SHORT TASK: Gather all lines with the word "this" in them.

ENTRIES SUPPLIED:
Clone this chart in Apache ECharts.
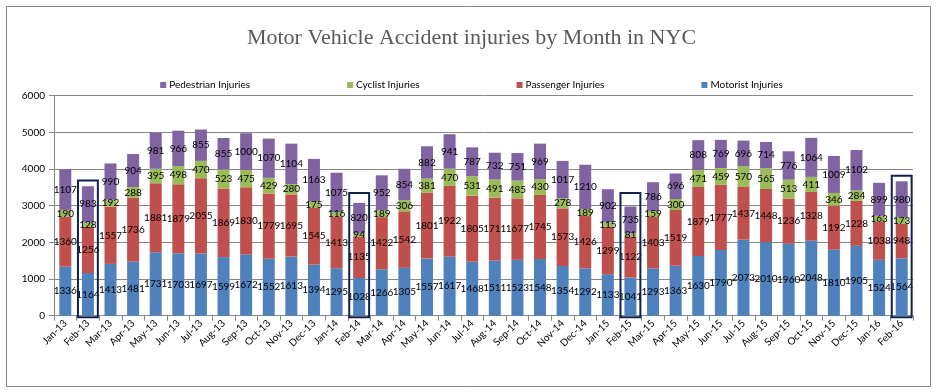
<!DOCTYPE html>
<html>
<head>
<meta charset="utf-8">
<script src="https://cdn.jsdelivr.net/npm/echarts@6/dist/echarts.min.js"></script>
<style>
html,body{margin:0;padding:0;background:#fff;}
#chart{width:943px;height:392px;}
</style>
</head>
<body>
<div id="chart"></div>
<script>
var months = ['Jan-13','Feb-13','Mar-13','Apr-13','May-13','Jun-13','Jul-13','Aug-13','Sep-13','Oct-13','Nov-13','Dec-13',
  'Jan-14','Feb-14','Mar-14','Apr-14','May-14','Jun-14','Jul-14','Aug-14','Sep-14','Oct-14','Nov-14','Dec-14',
  'Jan-15','Feb-15','Mar-15','Apr-15','May-15','Jun-15','Jul-15','Aug-15','Sep-15','Oct-15','Nov-15','Dec-15',
  'Jan-16','Feb-16'];
var motorist = [1336,1164,1413,1481,1731,1703,1697,1599,1672,1552,1613,1394,
  1295,1028,1266,1305,1557,1617,1468,1511,1523,1548,1354,1292,
  1133,1041,1293,1363,1630,1790,2073,2010,1960,2048,1810,1905,
  1524,1564];
var passenger = [1360,1256,1557,1736,1881,1879,2055,1869,1830,1779,1695,1545,
  1413,1135,1422,1542,1801,1922,1805,1711,1677,1745,1573,1426,
  1299,1122,1403,1519,1879,1777,1437,1448,1236,1328,1192,1228,
  1038,948];
var cyclist = [190,128,192,288,395,498,470,523,475,429,280,175,
  116,94,189,306,381,470,531,491,485,430,278,189,
  115,81,159,300,471,459,570,565,513,411,346,284,
  163,173];
var pedestrian = [1107,983,990,904,981,966,855,855,1000,1070,1104,1163,
  1075,820,952,854,882,941,787,732,751,969,1017,1210,
  902,735,786,696,808,769,696,714,776,1064,1009,1102,
  899,980];
var yTicks = [0,1000,2000,3000,4000,5000,6000];
var highlightMonths = ['Feb-13','Feb-14','Feb-15','Feb-16'];
var highlightTops = [3690,3345,3345,3815];

var FONT = 'Lato, "Liberation Sans", sans-serif';
var chart = echarts.init(document.getElementById('chart'));

function barSeries(name, data, color) {
  return {
    name: name, type: 'bar', stack: 'total', data: data, barWidth: 12,
    itemStyle: { color: color },
    label: { show: true, position: 'inside', color: '#000', fontFamily: FONT, fontSize: 10 }
  };
}

var option = {
  animation: false,
  backgroundColor: '#fff',
  title: {
    text: 'Motor Vehicle Accident injuries by Month in NYC',
    left: 'center', top: 22,
    textStyle: { fontFamily: '"Liberation Serif", serif', fontSize: 22, fontWeight: 'normal', color: '#595959' }
  },
  legend: {
    data: ['Pedestrian Injuries','Cyclist Injuries','Passenger Injuries','Motorist Injuries'],
    left: 'center', top: 75, itemWidth: 6, itemHeight: 6, itemGap: 97,
    icon: 'rect',
    textStyle: { fontFamily: FONT, fontSize: 10, color: '#000', padding: [0,0,0,-2] }
  },
  graphic: [{
    type: 'rect', shape: { x: 6.5, y: 6.5, width: 924, height: 380 },
    style: { fill: 'none', stroke: '#868686', lineWidth: 1 }, z: -1
  }],
  grid: { left: 54, right: 30, top: 95.7, bottom: 76.3 },
  xAxis: {
    type: 'category', data: months,
    axisLine: { lineStyle: { color: '#868686' } },
    axisTick: { show: true, length: 5, lineStyle: { color: '#868686' } },
    axisLabel: { rotate: 45, fontFamily: FONT, fontSize: 10, color: '#000', margin: 6 }
  },
  yAxis: {
    type: 'value', min: yTicks[0], max: yTicks[yTicks.length-1], interval: 1000,
    axisLine: { show: true, lineStyle: { color: '#868686' } },
    axisTick: { show: true, length: 5, lineStyle: { color: '#868686' } },
    splitLine: { lineStyle: { color: '#868686' } },
    axisLabel: { fontFamily: FONT, fontSize: 10, color: '#000', margin: 9,
      formatter: function (v) { return String(v); } }
  },
  series: [
    barSeries('Motorist Injuries', motorist, '#4f81bd'),
    barSeries('Passenger Injuries', passenger, '#c0504d'),
    barSeries('Cyclist Injuries', cyclist, '#9bbb59'),
    barSeries('Pedestrian Injuries', pedestrian, '#8064a2'),
    {
      type: 'custom', name: 'highlight', z: 10,
      data: highlightMonths.map(function (m, i) { return [months.indexOf(m), highlightTops[i]]; }),
      renderItem: function (params, api) {
        var top = api.coord([api.value(0), api.value(1)]);
        var bottom = api.coord([api.value(0), 0]);
        var w = api.size([1, 0])[0] * 0.88;
        return {
          type: 'rect',
          shape: { x: top[0] - w / 2, y: top[1], width: w, height: bottom[1] - top[1] + 1.5 },
          style: { fill: 'none', stroke: '#0f2350', lineWidth: 2 }
        };
      }
    }
  ]
};
chart.setOption(option);
</script>
</body>
</html>
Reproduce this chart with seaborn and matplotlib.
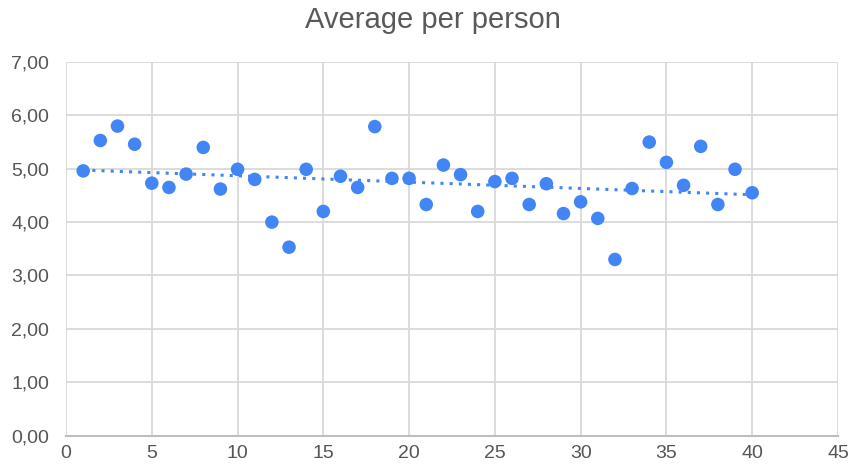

FINAL RESULT:
Clone this chart in Apache ECharts.
Reproduce this chart with seaborn and matplotlib.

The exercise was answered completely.